# DIRECTIONS FOR THIS TASK
Set down each line of the material that follows, exactly, with no pictures.

# COLLECTED DATA
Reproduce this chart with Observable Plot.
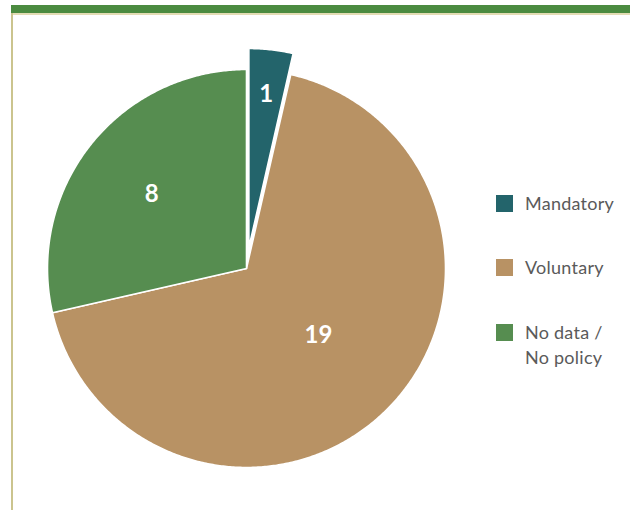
<!DOCTYPE html>
<html>
<head>
<meta charset="utf-8">
<script src="https://cdn.jsdelivr.net/npm/d3@7"></script>
<script src="https://cdn.jsdelivr.net/npm/@observablehq/plot@0.6"></script>
<style>
  html, body { margin: 0; padding: 0; background: #fff; }
  #wrap { position: relative; width: 630px; height: 510px; overflow: hidden; font-family: Lato, "Noto Sans", sans-serif; }
  #topbar { position: absolute; left: 11px; top: 5px; width: 619px; height: 8px; background: #4b8b40; }
  #topline { position: absolute; left: 11px; top: 13px; width: 619px; height: 1.5px; background: #e3dcb4; }
  #leftline { position: absolute; left: 11px; top: 13px; width: 1.5px; height: 497px; background: #cbc48e; }
  #chart { position: absolute; left: 0; top: 0; }
  #legend { position: absolute; left: 496px; top: 0; }
  .item { position: absolute; left: 0; display: flex; align-items: flex-start; white-space: nowrap; }
  .sw { width: 17px; height: 17px; margin-right: 12px; flex: none; }
  .lbl { font-size: 18px; letter-spacing: 0.25px; color: #5a5a5a; line-height: 25px; margin-top: -4px; }
</style>
</head>
<body>
<div id="wrap">
  <div id="topbar"></div>
  <div id="topline"></div>
  <div id="leftline"></div>
  <div id="chart"></div>
  <div id="legend"></div>
</div>
<script>
// ---- data ----
const categories = ["Mandatory", "Voluntary", "No data / No policy"];
const legendLines = [["Mandatory"], ["Voluntary"], ["No data /", "No policy"]];
const values = [1, 19, 8];
const colors = ["#23646b", "#b89264", "#568d50"];

// ---- layout (styling only) ----
const explode = [0.106, 0, 0];          // fraction of radius each slice is pulled out
const labelRadius = [0.78, 0.49, 0.61]; // label distance as fraction of radius
const labelDy = [1, -2, 1];
const legendTops = [195, 259, 324];

// build slice geometry from values
const arcs = d3.pie().sort(null).value(d => d)(values);
const polys = [];
const labels = [];
arcs.forEach((a, i) => {
  const mid = (a.startAngle + a.endAngle) / 2;
  const ox = Math.sin(mid) * explode[i];
  const oy = Math.cos(mid) * explode[i];
  const n = Math.max(4, Math.ceil((a.endAngle - a.startAngle) / (Math.PI / 360)));
  polys.push({cat: categories[i], x: ox, y: oy});
  for (let k = 0; k <= n; k++) {
    const t = a.startAngle + (a.endAngle - a.startAngle) * k / n;
    polys.push({cat: categories[i], x: ox + Math.sin(t), y: oy + Math.cos(t)});
  }
  polys.push({cat: categories[i], x: ox, y: oy});
  labels.push({
    cat: categories[i],
    value: values[i],
    dy: labelDy[i],
    x: ox + Math.sin(mid) * labelRadius[i],
    y: oy + Math.cos(mid) * labelRadius[i]
  });
});

const R = 199, CX = 246, CY = 268;
const plot = Plot.plot({
  width: 630,
  height: 510,
  margin: 0,
  x: {domain: [-1, 1], range: [CX - R, CX + R], axis: null},
  y: {domain: [-1, 1], range: [CY + R, CY - R], axis: null},
  color: {domain: categories, range: colors},
  style: {background: "transparent", overflow: "visible"},
  marks: [
    Plot.line(polys, {
      x: "x", y: "y", z: "cat", fill: "cat",
      stroke: "#ffffff", strokeWidth: 1.6, strokeLinejoin: "round", curve: "linear"
    }),
    ...labels.map(l => Plot.text([l], {
      x: "x", y: "y", text: d => String(d.value),
      fill: "#ffffff", fontSize: 24, fontWeight: "bold",
      fontFamily: "Lato, 'Noto Sans', sans-serif",
      textAnchor: "middle", dy: l.dy, dx: l.value === 19 ? 3 : 0
    }))
  ]
});
document.getElementById("chart").appendChild(plot);

// legend
const legend = document.getElementById("legend");
categories.forEach((c, i) => {
  const item = document.createElement("div");
  item.className = "item";
  item.style.top = legendTops[i] + "px";
  const sw = document.createElement("div");
  sw.className = "sw";
  sw.style.background = colors[i];
  const lbl = document.createElement("div");
  lbl.className = "lbl";
  lbl.innerHTML = legendLines[i].join("<br>");
  item.appendChild(sw);
  item.appendChild(lbl);
  legend.appendChild(item);
});
</script>
</body>
</html>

# THE COMPLETED TASK
Reproduce this chart with Observable Plot.
<!DOCTYPE html>
<html>
<head>
<meta charset="utf-8">
<script src="https://cdn.jsdelivr.net/npm/d3@7"></script>
<script src="https://cdn.jsdelivr.net/npm/@observablehq/plot@0.6"></script>
<style>
  html, body { margin: 0; padding: 0; background: #fff; }
  #wrap { position: relative; width: 630px; height: 510px; overflow: hidden; font-family: Lato, "Noto Sans", sans-serif; }
  #topbar { position: absolute; left: 11px; top: 5px; width: 619px; height: 8px; background: #4b8b40; }
  #topline { position: absolute; left: 11px; top: 13px; width: 619px; height: 1.5px; background: #e3dcb4; }
  #leftline { position: absolute; left: 11px; top: 13px; width: 1.5px; height: 497px; background: #cbc48e; }
  #chart { position: absolute; left: 0; top: 0; }
  #legend { position: absolute; left: 496px; top: 0; }
  .item { position: absolute; left: 0; display: flex; align-items: flex-start; white-space: nowrap; }
  .sw { width: 17px; height: 17px; margin-right: 12px; flex: none; }
  .lbl { font-size: 18px; letter-spacing: 0.25px; color: #5a5a5a; line-height: 25px; margin-top: -4px; }
</style>
</head>
<body>
<div id="wrap">
  <div id="topbar"></div>
  <div id="topline"></div>
  <div id="leftline"></div>
  <div id="chart"></div>
  <div id="legend"></div>
</div>
<script>
// ---- data ----
const categories = ["Mandatory", "Voluntary", "No data / No policy"];
const legendLines = [["Mandatory"], ["Voluntary"], ["No data /", "No policy"]];
const values = [1, 19, 8];
const colors = ["#23646b", "#b89264", "#568d50"];

// ---- layout (styling only) ----
const explode = [0.106, 0, 0];          // fraction of radius each slice is pulled out
const labelRadius = [0.78, 0.49, 0.61]; // label distance as fraction of radius
const labelDy = [1, -2, 1];
const legendTops = [195, 259, 324];

// build slice geometry from values
const arcs = d3.pie().sort(null).value(d => d)(values);
const polys = [];
const labels = [];
arcs.forEach((a, i) => {
  const mid = (a.startAngle + a.endAngle) / 2;
  const ox = Math.sin(mid) * explode[i];
  const oy = Math.cos(mid) * explode[i];
  const n = Math.max(4, Math.ceil((a.endAngle - a.startAngle) / (Math.PI / 360)));
  polys.push({cat: categories[i], x: ox, y: oy});
  for (let k = 0; k <= n; k++) {
    const t = a.startAngle + (a.endAngle - a.startAngle) * k / n;
    polys.push({cat: categories[i], x: ox + Math.sin(t), y: oy + Math.cos(t)});
  }
  polys.push({cat: categories[i], x: ox, y: oy});
  labels.push({
    cat: categories[i],
    value: values[i],
    dy: labelDy[i],
    x: ox + Math.sin(mid) * labelRadius[i],
    y: oy + Math.cos(mid) * labelRadius[i]
  });
});

const R = 199, CX = 246, CY = 268;
const plot = Plot.plot({
  width: 630,
  height: 510,
  margin: 0,
  x: {domain: [-1, 1], range: [CX - R, CX + R], axis: null},
  y: {domain: [-1, 1], range: [CY + R, CY - R], axis: null},
  color: {domain: categories, range: colors},
  style: {background: "transparent", overflow: "visible"},
  marks: [
    Plot.line(polys, {
      x: "x", y: "y", z: "cat", fill: "cat",
      stroke: "#ffffff", strokeWidth: 1.6, strokeLinejoin: "round", curve: "linear"
    }),
    ...labels.map(l => Plot.text([l], {
      x: "x", y: "y", text: d => String(d.value),
      fill: "#ffffff", fontSize: 24, fontWeight: "bold",
      fontFamily: "Lato, 'Noto Sans', sans-serif",
      textAnchor: "middle", dy: l.dy, dx: l.value === 19 ? 3 : 0
    }))
  ]
});
document.getElementById("chart").appendChild(plot);

// legend
const legend = document.getElementById("legend");
categories.forEach((c, i) => {
  const item = document.createElement("div");
  item.className = "item";
  item.style.top = legendTops[i] + "px";
  const sw = document.createElement("div");
  sw.className = "sw";
  sw.style.background = colors[i];
  const lbl = document.createElement("div");
  lbl.className = "lbl";
  lbl.innerHTML = legendLines[i].join("<br>");
  item.appendChild(sw);
  item.appendChild(lbl);
  legend.appendChild(item);
});
</script>
</body>
</html>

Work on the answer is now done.